Friday, April 29, 2016

the last book I ever read (Kim Gordon's Girl in a Band: A Memoir, excerpt two)

from Girl in a Band: A Memoir by Kim Gordon:

Jackie still lives in Malibu. Her husband, Bill, is dead. Maxie and her son, Mike, still live in Santa Cruz, but most of the others, including my parents, are gone. In the late 1980s, a short while after my dad stopped working, he was diagnosed with Parkinson’s. His basic neurological functions began to leave him, one after another. At some point, my mom really wasn’t able to take care of him by herself, and she made it clear he’d be better off—in fact, it was his job and his responsibility to do so, she told him—if he went into a nursing home, which he did. My mom was tough and pragmatic, though in fairness to her, she didn’t have the money to pay for the twenty-four-hour nursing staff his condition required.

It wasn’t the Parkinson’s that killed him. It was the nursing home, where he contracted pneumonia, and then the hospital. A nurse, an old-timer who should have known better, inserted a feeding tube down the wrong pipe. But my family never sued the hospital, as by that point my dad’s Parkinson’s was so advanced it had taken away most of the person we all remembered anyway. In the year before he died, I remember how he never complained. I’m sure he missed doing things like cooking, and tending to his tomatoes, and playing with his custom-made smokers.
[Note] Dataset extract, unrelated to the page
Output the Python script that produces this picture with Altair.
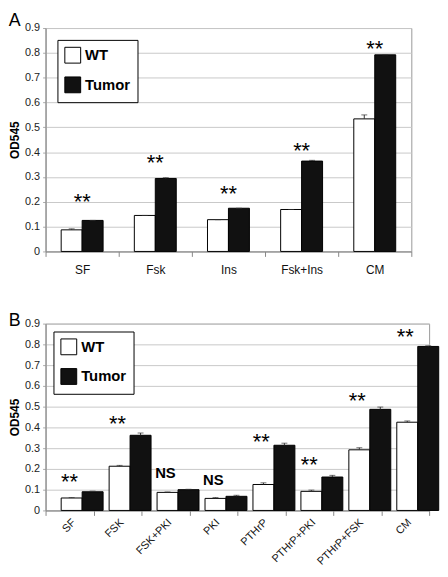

I missed the father who’d given me a book of Emily Dickinson poems, sweetly inscribed, for my sixteenth birthday, even though I found Dickinson corny. I missed the man who took me to lunch at the UCLA faculty center, introducing me proudly to the people he worked with, making me so happy in return that he was my dad. During his last year I mostly remember his docility, his sweetness, his acceptance of what was ahead.